Hi,
I checked the self-hosted doc and I see that High-Availability is provided by additional
"self-hosted" capable hosts and a dedicated shared Storage Domain to store the
engine VM.
What about the "upgrade-gone-wrong" case ?
I mean, before any important upgrade of any VM, we take a snapshot and revert to it if
required.
We had a similar case when upgrading the engine from 4.3 to 4.4, where a mismatched
cluster CPU type prevented starting VMs.
We were even working with two different engine VMs rather than snapshots because 4.3 was
on OL7 et 4.4 is on OL8.
We had to revert for a while to the 4.3 engine waiting for the fix.

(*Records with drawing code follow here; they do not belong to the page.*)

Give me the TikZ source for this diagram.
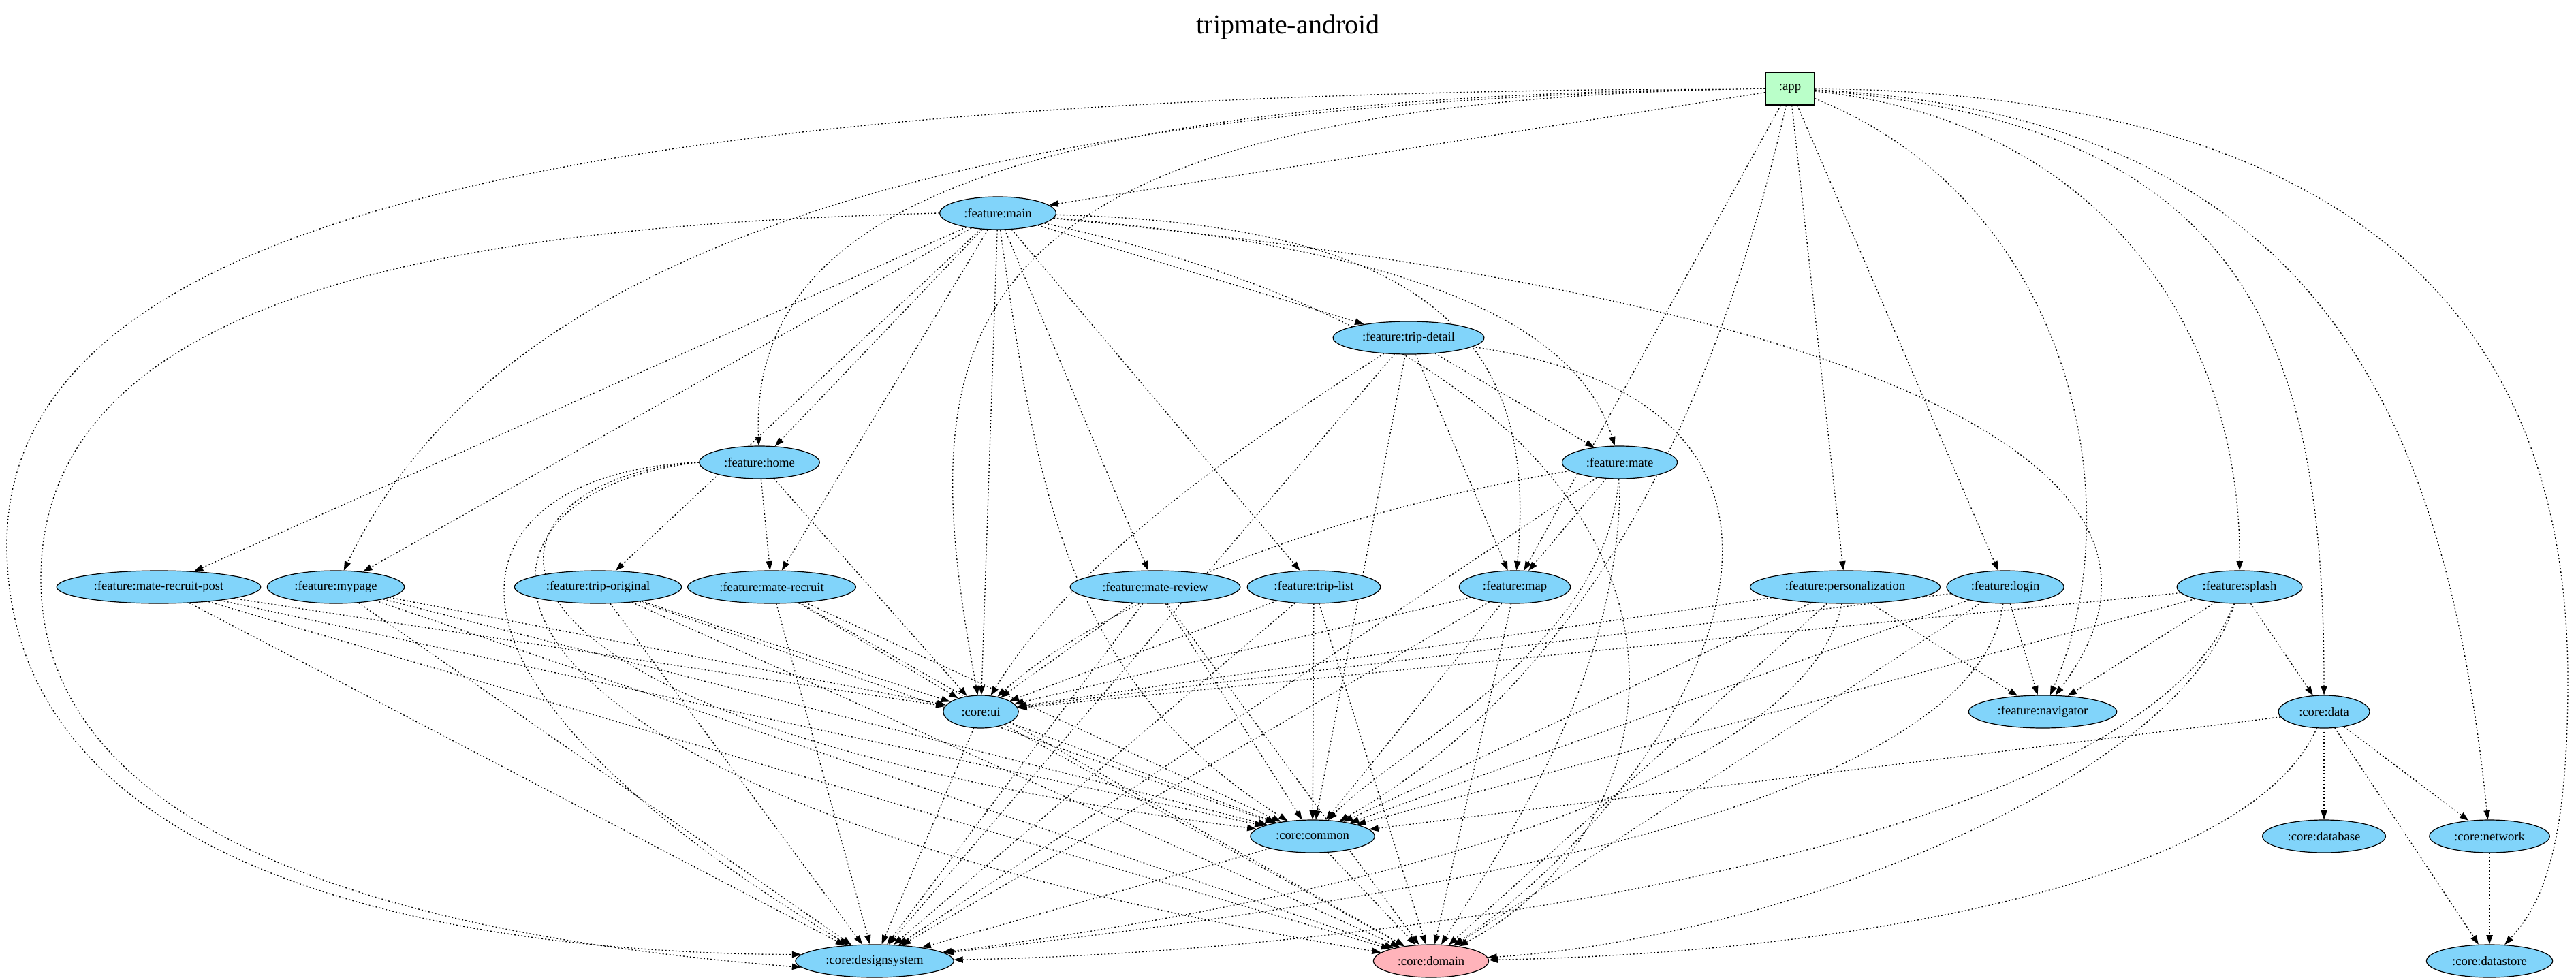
\documentclass[tikz,border=0pt]{standalone}
\usepackage{fontspec}
\setmainfont{Liberation Serif}
\usetikzlibrary{arrows.meta, shapes.geometric}
\definecolor{libblue}{HTML}{81D4FA}
\definecolor{appgreen}{HTML}{BAFFC9}
\definecolor{jvmpink}{HTML}{FFB3BA}
\pgfdeclarelayer{edges}
\pgfsetlayers{edges,main}
\tikzset{
    module/.style={ellipse, draw=black, line width=0.9pt, fill=libblue, minimum width=54pt, minimum height=36pt, inner xsep=7.92pt, inner ysep=1pt, font=\fontsize{14}{16}\selectfont},
    jvmmodule/.style={module, fill=jvmpink},
    appmodule/.style={rectangle, draw=black, line width=1pt, fill=appgreen, minimum width=54pt, minimum height=36pt, inner xsep=7.92pt, font=\fontsize{14}{16}\selectfont},
    dep/.style={-{Triangle[length=10pt, width=7pt]}, draw=black, line width=1pt, dash pattern=on 1.4pt off 2.4pt}
}

\begin{document}
\begin{tikzpicture}[x=0.75pt, y=-0.75pt]
    \useasboundingbox (0,0) rectangle (3782,1438);
    \node[font=\fontsize{30}{36}\selectfont] (title) at (1891,40) {tripmate-android};

    \node[appmodule] (app) at (2628,130) {:app};
    \node[module] (fmain) at (1465,313) {:feature:main};
    \node[module] (fdetail) at (2068,496) {:feature:trip-detail};
    \node[module] (fhome) at (1115,679) {:feature:home};
    \node[module] (fmate) at (2378,679) {:feature:mate};
    \node[module] (fpost) at (233,862) {:feature:mate-recruit-post};
    \node[module] (fmypage) at (493,862) {:feature:mypage};
    \node[module] (forig) at (878,862) {:feature:trip-original};
    \node[module] (frecruit) at (1133,862) {:feature:mate-recruit};
    \node[module] (freview) at (1696,862) {:feature:mate-review};
    \node[module] (flist) at (1929,862) {:feature:trip-list};
    \node[module] (fmap) at (2224,862) {:feature:map};
    \node[module] (fperso) at (2709,862) {:feature:personalization};
    \node[module] (flogin) at (2944,862) {:feature:login};
    \node[module] (fsplash) at (3288,862) {:feature:splash};
    \node[module] (cui) at (1440,1045) {:core:ui};
    \node[module] (fnav) at (2999,1045) {:feature:navigator};
    \node[module] (cdata) at (3412,1045) {:core:data};
    \node[module] (ccommon) at (1927,1228) {:core:common};
    \node[module] (cdb) at (3412,1228) {:core:database};
    \node[module] (cnet) at (3655,1228) {:core:network};
    \node[module] (cds) at (1284,1411) {:core:designsystem};
    \node[jvmmodule] (cdomain) at (2101,1411) {:core:domain};
    \node[module] (cstore) at (3655,1411) {:core:datastore};

    \begin{pgfonlayer}{edges}
    \fill[white] (0,0) rectangle (3782,1438);

    \draw[dep] (app) -- (fmain);
    \draw[dep] (app.west) .. controls (1500,140) and (1100,300) .. (fhome);
    \draw[dep] (app.west) .. controls (1250,150) and (700,430) .. (fmypage);
    \draw[dep] (app.west) .. controls (1350,150) and (1340,500) .. (cui);
    \draw[dep] (app.west) .. controls (900,135) and (10,300) .. (10,800) .. controls (10,1300) and (700,1400) .. (cds.175);
    \draw[dep] (app) -- (fmap);
    \draw[dep] (app) .. controls (2520,600) and (2330,1000) .. (ccommon);
    \draw[dep] (app) -- (fperso);
    \draw[dep] (app) -- (flogin);
    \draw[dep] (app) .. controls (3050,300) and (3130,750) .. (fnav);
    \draw[dep] (app) .. controls (3100,180) and (3290,500) .. (fsplash);
    \draw[dep] (app) .. controls (3300,180) and (3412,500) .. (cdata);
    \draw[dep] (app) .. controls (3400,170) and (3590,600) .. (cnet);
    \draw[dep] (app.east) .. controls (3500,140) and (3770,500) .. (3770,1000) .. controls (3770,1250) and (3730,1330) .. (cstore);

    \draw[dep] (fmain) -- (fdetail);
    \draw[dep] (fmain) -- (fhome);
    \draw[dep] (fmain) .. controls (1900,350) and (2300,420) .. (fmate);
    \draw[dep] (fmain) .. controls (2100,330) and (2260,500) .. (fmap);
    \draw[dep] (fmain) .. controls (2600,420) and (3300,650) .. (fnav);
    \draw[dep] (fmain) .. controls (2600,560) and (2500,1200) .. (cdomain);
    \draw[dep] (fmain) -- (fpost);
    \draw[dep] (fmain) -- (fmypage);
    \draw[dep] (fmain) -- (forig);
    \draw[dep] (fmain) -- (frecruit);
    \draw[dep] (fmain) -- (freview);
    \draw[dep] (fmain) -- (flist);
    \draw[dep] (fmain) -- (cui);
    \draw[dep] (fmain) .. controls (1520,700) and (1560,1000) .. (ccommon);
    \draw[dep] (fmain.west) .. controls (700,330) and (60,420) .. (60,850) .. controls (60,1300) and (800,1390) .. (cds.185);

    \draw[dep] (fdetail) -- (fmate);
    \draw[dep] (fdetail) -- (fmap);
    \draw[dep] (fdetail) .. controls (1750,700) and (1560,850) .. (cui);
    \draw[dep] (fdetail) -- (ccommon);
    \draw[dep] (fdetail) -- (cds);
    \draw[dep] (fdetail) .. controls (2800,600) and (2480,1150) .. (cdomain);

    \draw[dep] (fhome) -- (frecruit);
    \draw[dep] (fhome) -- (cui);
    \draw[dep] (fhome.west) .. controls (700,690) and (520,950) .. (cds);
    \draw[dep] (fhome.west) .. controls (690,700) and (560,1050) .. (ccommon);
    \draw[dep] (fhome.west) .. controls (640,720) and (560,1150) .. (cdomain);

    \draw[dep] (fmate) -- (fmap);
    \draw[dep] (fmate) .. controls (1900,760) and (1600,900) .. (cui);
    \draw[dep] (fmate) .. controls (2360,950) and (2050,1100) .. (ccommon);
    \draw[dep] (fmate) -- (cds);
    \draw[dep] (fmate) .. controls (2380,1000) and (2200,1250) .. (cdomain);

    \draw[dep] (fpost) -- (cui);
    \draw[dep] (fpost) -- (ccommon);
    \draw[dep] (fpost) -- (cds);
    \draw[dep] (fpost) -- (cdomain);
    \draw[dep] (fmypage) -- (cui);
    \draw[dep] (fmypage) -- (ccommon);
    \draw[dep] (fmypage) -- (cds);
    \draw[dep] (fmypage) -- (cdomain);
    \draw[dep] (forig) -- (cui);
    \draw[dep] (forig) -- (ccommon);
    \draw[dep] (forig) -- (cds);
    \draw[dep] (forig) -- (cdomain);
    \draw[dep] (frecruit) -- (cui);
    \draw[dep] (frecruit) -- (ccommon);
    \draw[dep] (frecruit) -- (cds);
    \draw[dep] (frecruit) -- (cdomain);
    \draw[dep] (freview) -- (cui);
    \draw[dep] (freview) -- (ccommon);
    \draw[dep] (freview) -- (cds);
    \draw[dep] (freview) -- (cdomain);
    \draw[dep] (flist) -- (cui);
    \draw[dep] (flist) -- (ccommon);
    \draw[dep] (flist) -- (cds);
    \draw[dep] (flist) -- (cdomain);
    \draw[dep] (fmap) -- (cui);
    \draw[dep] (fmap) -- (ccommon);
    \draw[dep] (fmap) -- (cds);
    \draw[dep] (fmap) -- (cdomain);

    \draw[dep] (fperso) -- (fnav);
    \draw[dep] (fperso) -- (cui);
    \draw[dep] (fperso) -- (ccommon);
    \draw[dep] (fperso) .. controls (2650,1150) and (2000,1320) .. (cds);
    \draw[dep] (fperso) -- (cdomain);
    \draw[dep] (flogin) -- (fnav);
    \draw[dep] (flogin) -- (cui);
    \draw[dep] (flogin) -- (ccommon);
    \draw[dep] (flogin) .. controls (2900,1200) and (2000,1330) .. (cds);
    \draw[dep] (flogin) -- (cdomain);
    \draw[dep] (fsplash) -- (fnav);
    \draw[dep] (fsplash) -- (cui);
    \draw[dep] (fsplash) -- (cdata);
    \draw[dep] (fsplash) -- (ccommon);
    \draw[dep] (fsplash) .. controls (3150,1250) and (2000,1400) .. (cds);
    \draw[dep] (fsplash) .. controls (3200,1150) and (2600,1380) .. (cdomain);

    \draw[dep] (cdata) -- (ccommon);
    \draw[dep] (cdata) -- (cdb);
    \draw[dep] (cdata) -- (cnet);
    \draw[dep] (cdata) -- (cstore);
    \draw[dep] (cdata) .. controls (3300,1300) and (2700,1400) .. (cdomain);
    \draw[dep] (cnet) -- (cstore);

    \draw[dep] (cui) -- (cds);
    \draw[dep] (cui) -- (ccommon);
    \draw[dep] (cui) -- (cdomain);
    \draw[dep] (ccommon) -- (cds);
    \draw[dep] (ccommon) -- (cdomain);
    \end{pgfonlayer}
\end{tikzpicture}
\end{document}
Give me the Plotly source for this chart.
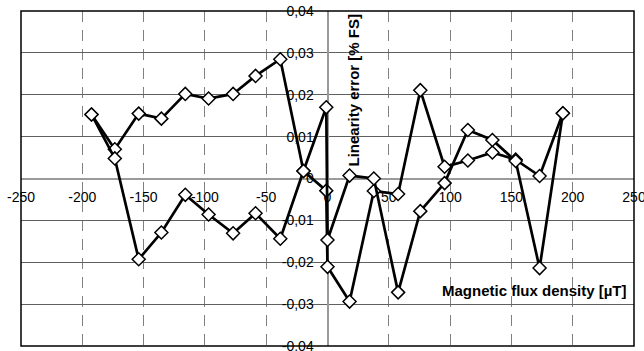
import plotly.graph_objects as go

# Magnetic flux density [µT]
x_vals = [-192.5, -173.5, -154, -135.5, -116, -97, -77, -58.7, -38.5, -19.6,
          -1, 0, 18, 37.8, 57.6, 75.7, 95.5, 114.5, 134.5, 153.5, 173, 192]

# Linearity error [% FS]
series_a = [0.0153, 0.0070, 0.0155, 0.0143, 0.0202, 0.0191, 0.0202, 0.0245, 0.0285, 0.0018,
            -0.0029, -0.0211, -0.0294, -0.0030, -0.0037, 0.0211, 0.0028, 0.0043, 0.0062, 0.0045,
            0.0006, 0.0156]
series_b = [0.0153, 0.0048, -0.0193, -0.0129, -0.0039, -0.0086, -0.0131, -0.0083, -0.0144, 0.0018,
            0.0170, -0.0147, 0.0007, 0.0000, -0.0272, -0.0078, -0.0011, 0.0116, 0.0092, 0.0042,
            -0.0214, 0.0156]

x_ticks = [-250, -200, -150, -100, -50, 0, 50, 100, 150, 200, 250]
x_tick_labels = ["-250", "-200", "-150", "-100", "-50", "0", "50", "100", "150", "200", "250"]
y_ticks = [-0.04, -0.03, -0.02, -0.01, 0, 0.01, 0.02, 0.03, 0.04]
y_tick_labels = ["-0,04", "-0,03", "-0,02", "-0,01", "0", "0,01", "0,02", "0,03", "0,04"]

FONT = "Liberation Sans, Arial, sans-serif"

fig = go.Figure()
for ys in (series_a, series_b):
    fig.add_trace(go.Scatter(
        x=x_vals, y=ys, mode="lines+markers",
        line=dict(color="black", width=2.7),
        marker=dict(symbol="diamond", size=10, color="white",
                    line=dict(color="black", width=1.5)),
        showlegend=False, cliponaxis=False,
    ))

fig.update_layout(
    width=644, height=351,
    margin=dict(l=21, r=10, t=11, b=5, autoexpand=False),
    paper_bgcolor="white", plot_bgcolor="white",
    font=dict(family=FONT, size=14, color="black"),
    xaxis=dict(
        range=[-250.01, 250.01], anchor="free", position=0.5, automargin=False,
        tickvals=x_ticks, ticktext=x_tick_labels, ticks="",
        ticklabelstandoff=6, ticklabeloverflow="allow",
        showgrid=True, gridcolor="#808080", gridwidth=1, griddash="11px,8px",
        showline=True, linecolor="#9a9a9a", linewidth=2,
        zeroline=False, layer="below traces",
        tickfont=dict(family=FONT, size=14, color="black"),
    ),
    yaxis=dict(
        range=[-0.04001, 0.04001], anchor="free", position=0.5, automargin=False,
        tickvals=y_ticks, ticktext=y_tick_labels, ticks="",
        ticklabelstandoff=10, ticklabeloverflow="allow",
        showgrid=True, gridcolor="#606060", gridwidth=1,
        showline=True, linecolor="#9a9a9a", linewidth=2,
        zeroline=False, layer="below traces",
        tickfont=dict(family=FONT, size=14, color="black"),
    ),
    shapes=[dict(type="rect", xref="paper", yref="paper", x0=0, x1=1, y0=0, y1=1,
                 line=dict(color="black", width=1.5), layer="above")],
    annotations=[
        dict(text="<b>Linearity error [% FS]</b>", textangle=-90,
             xref="paper", yref="paper", x=(353 - 21) / 613, y=1,
             xanchor="center", yanchor="top", yshift=-1, showarrow=False,
             font=dict(family=FONT, size=15, color="black")),
        dict(text="<b>Magnetic flux density [µT]</b>",
             xref="paper", yref="paper", x=(534 - 21) / 613, y=(346 - 290) / 335,
             xanchor="center", yanchor="middle", showarrow=False,
             font=dict(family=FONT, size=15, color="black")),
    ],
)

fig.write_html("out.html", config={"displayModeBar": False},
               post_script="document.body.style.margin='0';document.body.style.overflow='hidden';")
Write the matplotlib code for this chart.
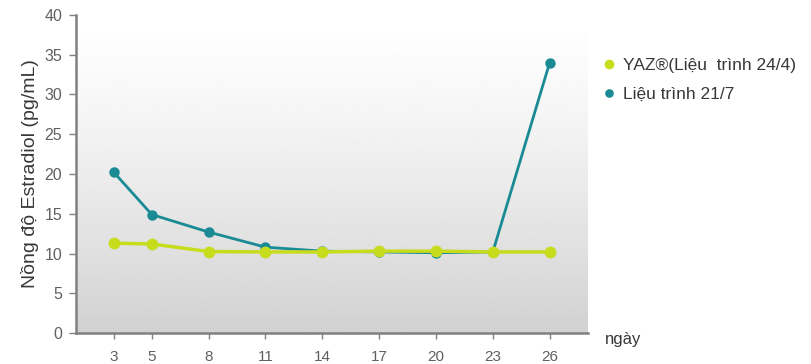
import numpy as np
import matplotlib.pyplot as plt

plt.rcParams['font.family'] = ['Liberation Sans', 'DejaVu Sans']

days = [3, 5, 8, 11, 14, 17, 20, 23, 26]
yaz_24_4 = [11.3, 11.2, 10.25, 10.2, 10.2, 10.3, 10.3, 10.2, 10.2]
regimen_21_7 = [20.2, 14.9, 12.7, 10.8, 10.3, 10.2, 10.1, 10.2, 34.0]

teal = '#1a8b95'
lime = '#c6dc1c'
axis_grey = '#808080'
text_grey = '#606060'

fig = plt.figure(figsize=(8.12, 3.64), dpi=100)
ax = fig.add_axes([0.0936, 0.085, 0.63, 0.874])

ax.set_xlim(1, 28)
ax.set_ylim(0, 40)

# vertical grey gradient behind the plot, white at the top
t = np.linspace(0, 1, 256).reshape(-1, 1)
grad = 1.0 - 0.18 * (1 - t) ** 1.3
ax.imshow(grad, extent=[1, 28, 0, 40], origin='lower', aspect='auto',
          cmap='gray', vmin=0, vmax=1, zorder=0)

ax.plot(days, regimen_21_7, color=teal, lw=2, marker='o', ms=6.5,
        zorder=3, label='Liệu trình 21/7')
ax.plot(days, yaz_24_4, color=lime, lw=2.5, marker='o', ms=7.5,
        zorder=4, label='YAZ®(Liệu  trình 24/4)')

ax.set_xticks(days)
ax.set_yticks(range(0, 41, 5))
for side in ('top', 'right'):
    ax.spines[side].set_visible(False)
for side in ('left', 'bottom'):
    ax.spines[side].set_color(axis_grey)
    ax.spines[side].set_linewidth(1.8)
ax.tick_params(axis='y', colors=axis_grey, labelcolor=text_grey,
               labelsize=11.5, length=5, width=1, pad=5)
ax.tick_params(axis='x', colors=axis_grey, labelcolor=text_grey,
               labelsize=11, length=4, width=1, pad=8)

ax.set_ylabel('Nồng độ Estradiol (pg/mL)', fontsize=14, color='#383838',
              labelpad=4)

handles, labels = ax.get_legend_handles_labels()
leg = fig.legend(handles[::-1], labels[::-1], loc='upper left',
                 bbox_to_anchor=(0.727, 0.885), frameon=False, fontsize=12.5,
                 handlelength=0.4, handletextpad=0.6, labelspacing=0.8,
                 markerscale=0.8)
for h in leg.legend_handles:
    h.set_linestyle('none')
for t in leg.get_texts():
    t.set_color('#383838')

fig.text(0.745, 0.066, 'ngày', fontsize=12, color='#383838', va='center')

fig.savefig('out.png', dpi=100)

What's the plan w/ a self-hosted engine ?
*Laurent Duparchy*
*ESRF - The European Synchrotron
MIS Unit
04 76 88 22 56*
Michal Skrivanek wrote on 04/11/2022 15:43:
> On 4. 11. 2022, at 15:03,duparchy@esrf.fr wrote:
>
> Thanks for your reply
>
>> with oVirt or elsewhere?
> That was with XEN, OCFS2 cluster context, which is more prone to instabilities.
> Anyway, loosing the manager/engine when things start going wrong is just worsening
the situation.
Yes, but oVirt does that quite differently. Despite the challenges around deployment I
believe it's a way safer solution than trying to run this independently/manually.